--- WORK TO COMPLETE ---
Wherever a line in the data below holds "this", copy that line.

--- INPUT ROWS ---
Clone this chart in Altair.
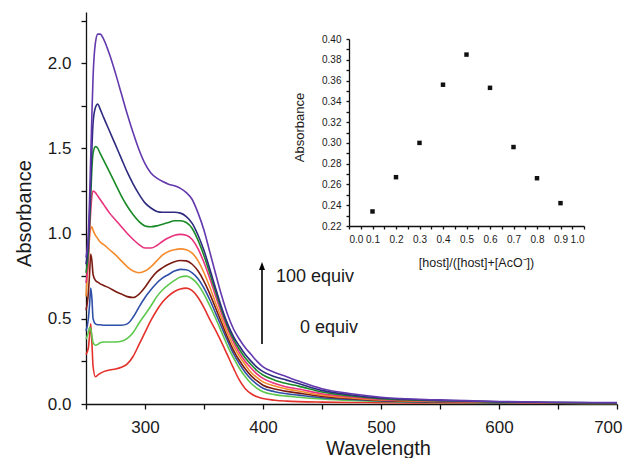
import altair as alt
import pandas as pd

# ---------------- data ----------------
wavelength = [250, 252, 253, 254, 255, 256, 258, 260, 262, 265,
              270, 275, 280, 285, 290, 295, 300, 305, 310, 315, 320, 325, 330, 335,
              340, 345, 350, 355, 360, 365, 370, 375, 380, 385, 390, 395, 400,
              410, 420, 430, 450, 475, 500, 550, 600, 650, 700]

series_names = ["s0", "s1", "s2", "s3", "s4", "s5", "s6", "s7", "s8"]
series_colors = ["#e4312b", "#5ec84e", "#2f4fa8", "#7b1c12", "#f68b2c",
                 "#e8337e", "#198a27", "#2e2a7f", "#6339ad"]

abs_red = [0.29, 0.33, 0.40, 0.47, 0.36, 0.22, 0.16, 0.17, 0.18, 0.19,
           0.20, 0.205, 0.215, 0.235, 0.28, 0.35, 0.42, 0.49, 0.55, 0.60, 0.635, 0.66, 0.675, 0.68,
           0.665, 0.625, 0.565, 0.495, 0.43, 0.36, 0.285, 0.21, 0.14, 0.09, 0.06, 0.042, 0.032,
           0.022, 0.017, 0.014, 0.011, 0.009, 0.008, 0.006, 0.005, 0.004, 0.003]
abs_lgreen = [0.38, 0.42, 0.45, 0.44, 0.40, 0.36, 0.345, 0.35, 0.36, 0.364,
              0.364, 0.364, 0.368, 0.385, 0.42, 0.475, 0.525, 0.575, 0.63, 0.67, 0.70, 0.725, 0.745, 0.75,
              0.735, 0.70, 0.645, 0.575, 0.50, 0.42, 0.34, 0.27, 0.21, 0.16, 0.12, 0.092, 0.072,
              0.055, 0.046, 0.04, 0.03, 0.021, 0.015, 0.009, 0.006, 0.004, 0.003]
abs_blue = [0.43, 0.50, 0.58, 0.68, 0.62, 0.50, 0.47, 0.465, 0.465, 0.462,
            0.462, 0.462, 0.462, 0.47, 0.51, 0.57, 0.625, 0.67, 0.71, 0.74, 0.76, 0.78, 0.79, 0.788,
            0.77, 0.735, 0.68, 0.61, 0.53, 0.45, 0.37, 0.295, 0.235, 0.185, 0.145, 0.115, 0.092,
            0.072, 0.06, 0.052, 0.037, 0.026, 0.018, 0.011, 0.008, 0.005, 0.004]
abs_maroon = [0.55, 0.65, 0.76, 0.88, 0.84, 0.76, 0.725, 0.715, 0.705, 0.695,
              0.68, 0.66, 0.645, 0.63, 0.625, 0.645, 0.685, 0.735, 0.775, 0.80, 0.82, 0.835, 0.842, 0.84,
              0.82, 0.78, 0.72, 0.645, 0.56, 0.475, 0.39, 0.315, 0.255, 0.205, 0.165, 0.135, 0.11,
              0.088, 0.074, 0.064, 0.045, 0.031, 0.021, 0.013, 0.009, 0.006, 0.004]
abs_orange = [0.63, 0.85, 0.98, 1.03, 1.04, 1.02, 0.99, 0.97, 0.95, 0.935,
              0.905, 0.875, 0.84, 0.805, 0.78, 0.77, 0.78, 0.805, 0.84, 0.875, 0.895, 0.905, 0.91, 0.905,
              0.885, 0.84, 0.77, 0.685, 0.59, 0.50, 0.415, 0.34, 0.28, 0.23, 0.185, 0.155, 0.13,
              0.105, 0.088, 0.076, 0.052, 0.036, 0.024, 0.015, 0.01, 0.007, 0.005]
abs_pink = [0.71, 0.85, 1.0, 1.13, 1.22, 1.25, 1.24, 1.22, 1.20, 1.17,
            1.12, 1.08, 1.04, 1.0, 0.965, 0.935, 0.915, 0.915, 0.93, 0.955, 0.975, 0.99, 0.995, 0.99,
            0.965, 0.91, 0.83, 0.735, 0.63, 0.53, 0.44, 0.365, 0.30, 0.25, 0.21, 0.175, 0.15,
            0.12, 0.10, 0.088, 0.06, 0.041, 0.027, 0.017, 0.011, 0.007, 0.005]
abs_green = [0.77, 0.9, 1.05, 1.22, 1.38, 1.47, 1.51, 1.50, 1.47, 1.43,
             1.36, 1.29, 1.22, 1.16, 1.11, 1.07, 1.045, 1.04, 1.045, 1.055, 1.065, 1.075, 1.075, 1.065,
             1.03, 0.96, 0.87, 0.765, 0.655, 0.55, 0.455, 0.38, 0.32, 0.27, 0.23, 0.195, 0.17,
             0.14, 0.12, 0.105, 0.07, 0.047, 0.031, 0.019, 0.012, 0.008, 0.006]
abs_indigo = [0.82, 0.95, 1.1, 1.3, 1.5, 1.65, 1.74, 1.76, 1.73, 1.68,
              1.60, 1.52, 1.44, 1.36, 1.29, 1.23, 1.18, 1.15, 1.13, 1.125, 1.125, 1.125, 1.12, 1.10,
              1.06, 0.99, 0.90, 0.79, 0.675, 0.565, 0.47, 0.395, 0.34, 0.29, 0.25, 0.215, 0.19,
              0.16, 0.14, 0.12, 0.08, 0.053, 0.035, 0.021, 0.013, 0.009, 0.007]
abs_violet = [0.86, 1.0, 1.2, 1.45, 1.7, 1.92, 2.12, 2.17, 2.17, 2.14,
              2.05, 1.94, 1.82, 1.70, 1.59, 1.49, 1.41, 1.355, 1.325, 1.305, 1.29, 1.28, 1.265, 1.24,
              1.20, 1.12, 1.02, 0.89, 0.76, 0.635, 0.525, 0.44, 0.38, 0.33, 0.29, 0.25, 0.218,
              0.185, 0.16, 0.135, 0.09, 0.06, 0.04, 0.024, 0.015, 0.01, 0.008]

all_series = [abs_red, abs_lgreen, abs_blue, abs_maroon, abs_orange,
              abs_pink, abs_green, abs_indigo, abs_violet]

# Job plot (inset)
job_ratio = [0.1, 0.2, 0.3, 0.4, 0.5, 0.6, 0.7, 0.8, 0.9]
job_abs = [0.234, 0.267, 0.300, 0.356, 0.385, 0.353, 0.296, 0.266, 0.242]

annot_labels = ["100 equiv", "0 equiv"]

# ---------------- tables ----------------
rows = []
for name, vals in zip(series_names, all_series):
    for w, a in zip(wavelength, vals):
        rows.append({"wavelength": w, "absorbance": a, "series": name})
spectra = pd.DataFrame(rows)
job = pd.DataFrame({"ratio": job_ratio, "abs": job_abs})

FONT = "Liberation Sans"
W, H = 531, 392

x_ticks = list(range(250, 701, 50))
y_ticks = [i * 0.25 for i in range(0, 10)]
inset_x_ticks = [round(i * 0.05, 2) for i in range(0, 21)]
inset_y_ticks = [round(0.22 + i * 0.01, 2) for i in range(0, 19)]

lines = alt.Chart(spectra).mark_line(strokeWidth=1.6, interpolate="monotone").encode(
    x=alt.X("wavelength:Q",
            scale=alt.Scale(domain=[250, 700], nice=False, zero=False),
            axis=alt.Axis(values=x_ticks, labelExpr="datum.value % 100 == 0 ? datum.label : ''",
                          grid=False, tickSize=5, labelPadding=10, labelFontSize=17,
                          labelFlush=True, labelFlushOffset=5,
                          title="Wavelength", titleFontSize=20, titleFontWeight="normal",
                          titleX=292, titleY=50, titleBaseline="alphabetic",
                          titleAlign="center")),
    y=alt.Y("absorbance:Q",
            scale=alt.Scale(domain=[0, 2.3], nice=False),
            axis=alt.Axis(values=y_ticks,
                          labelExpr="datum.value % 0.5 == 0 ? format(datum.value, '.1f') : ''",
                          grid=False, tickSize=5, labelPadding=10, labelFontSize=17,
                          title="Absorbance", titleFontSize=20, titleFontWeight="normal",
                          titleX=-62, titleY=201, titleBaseline="middle", titleAlign="center",
                          titleAngle=-90)),
    color=alt.Color("series:N", scale=alt.Scale(domain=series_names, range=series_colors),
                    legend=None),
)

arrow_line = alt.Chart(pd.DataFrame({"a": [0]})).mark_rule(color="black", strokeWidth=1.6).encode(
    x=alt.value(176), y=alt.value(256), y2=alt.value(332))
arrow_head = alt.Chart(pd.DataFrame({"a": [0]})).mark_point(
    shape="M0,-1L0.75,1L-0.75,1Z", filled=True, color="black", opacity=1, size=64,
    strokeWidth=0).encode(x=alt.value(176), y=alt.value(254))
txt_hi = alt.Chart(pd.DataFrame({"t": [annot_labels[0]]})).mark_text(
    align="left", baseline="alphabetic", fontSize=18, font=FONT, color="#1a1a1a").encode(
    text="t:N", x=alt.value(190), y=alt.value(270))
txt_lo = alt.Chart(pd.DataFrame({"t": [annot_labels[1]]})).mark_text(
    align="left", baseline="alphabetic", fontSize=18, font=FONT, color="#1a1a1a").encode(
    text="t:N", x=alt.value(214), y=alt.value(321))

inset = alt.Chart(job).mark_square(size=20, color="#111111", opacity=1).encode(
    x=alt.X("ratio:Q", scale=alt.Scale(domain=[0, 1], range=[263, 498], nice=False),
            axis=alt.Axis(orient="bottom", offset=-178, values=inset_x_ticks,
                          labelExpr="round(datum.value*100) % 10 == 0 ? format(datum.value, '.1f') : ''",
                          grid=False, tickSize=3, labelPadding=5, labelFontSize=10,
                          title="[host]/([host]+[AcO⁻])", titleFontSize=12.5,
                          titleFontWeight="normal", titleX=390, titleY=40,
                          titleBaseline="alphabetic", titleAlign="center")),
    y=alt.Y("abs:Q", scale=alt.Scale(domain=[0.22, 0.40], range=[214, 27], nice=False, zero=False),
            axis=alt.Axis(orient="left", offset=-263, values=inset_y_ticks,
                          labelExpr="round(datum.value*100) % 2 == 0 ? format(datum.value, '.2f') : ''",
                          grid=False, tickSize=3, labelPadding=5, labelFontSize=10,
                          title="Absorbance", titleFontSize=13, titleFontWeight="normal",
                          titleX=-50, titleY=115, titleBaseline="middle", titleAlign="center",
                          titleAngle=-90)),
)

chart = alt.layer(lines, arrow_line, arrow_head, txt_hi, txt_lo, inset).resolve_scale(
    x="independent", y="independent"
).properties(
    width=W, height=H,
    autosize=alt.AutoSizeParams(type="none"),
    padding={"left": 78, "top": 4, "right": 7, "bottom": 54},
).configure_view(stroke=None).configure_axis(
    labelFont=FONT, titleFont=FONT, labelColor="#1a1a1a", titleColor="#1a1a1a",
    domainColor="#111111", tickColor="#111111", domainWidth=1.3, tickWidth=1.3,
)

chart.save("out.html", embed_options={"renderer": "svg", "actions": False})
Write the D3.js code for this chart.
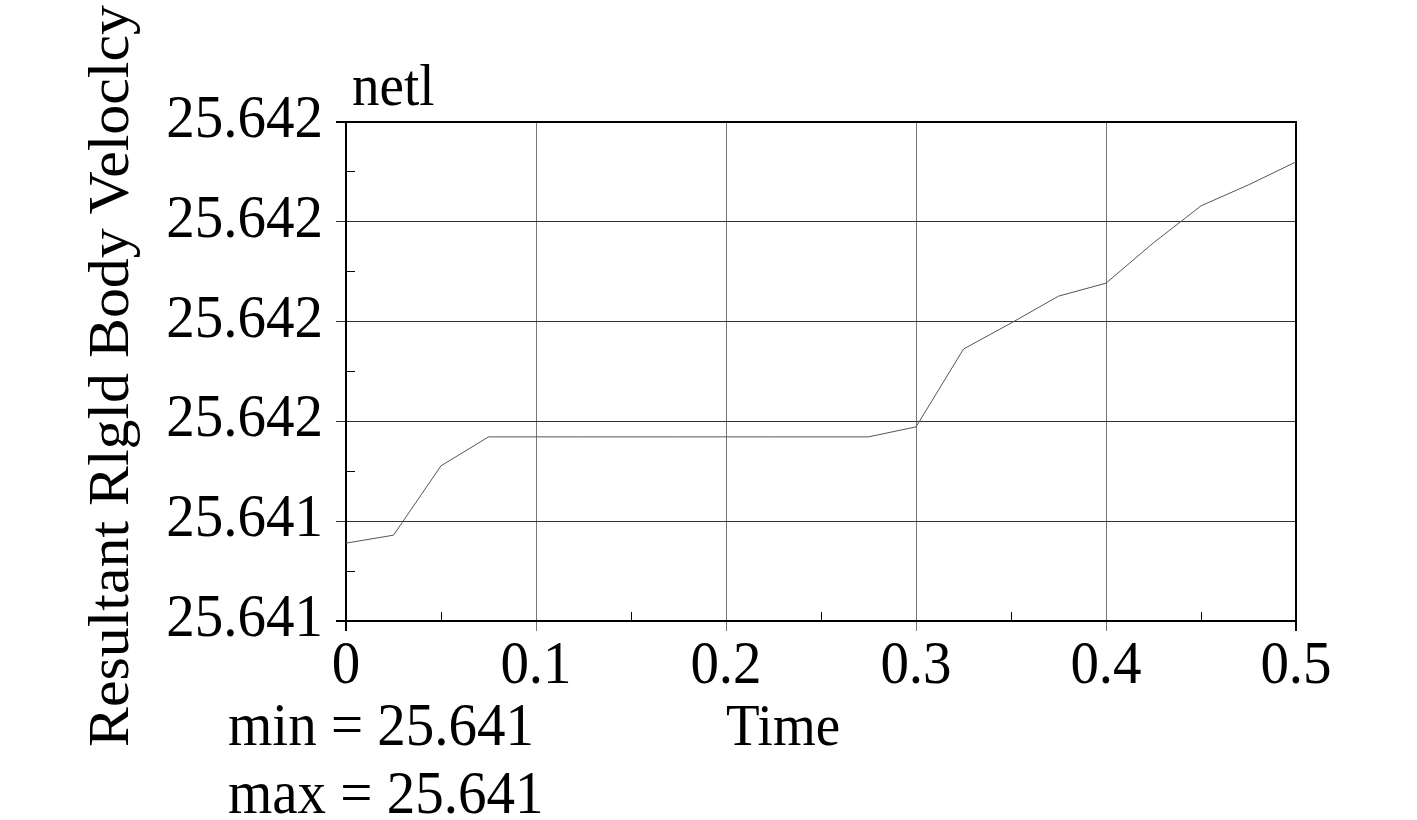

--- SOLUTION TO THE EXERCISE ---
Clone this chart in Altair.
Write the D3.js code for this chart.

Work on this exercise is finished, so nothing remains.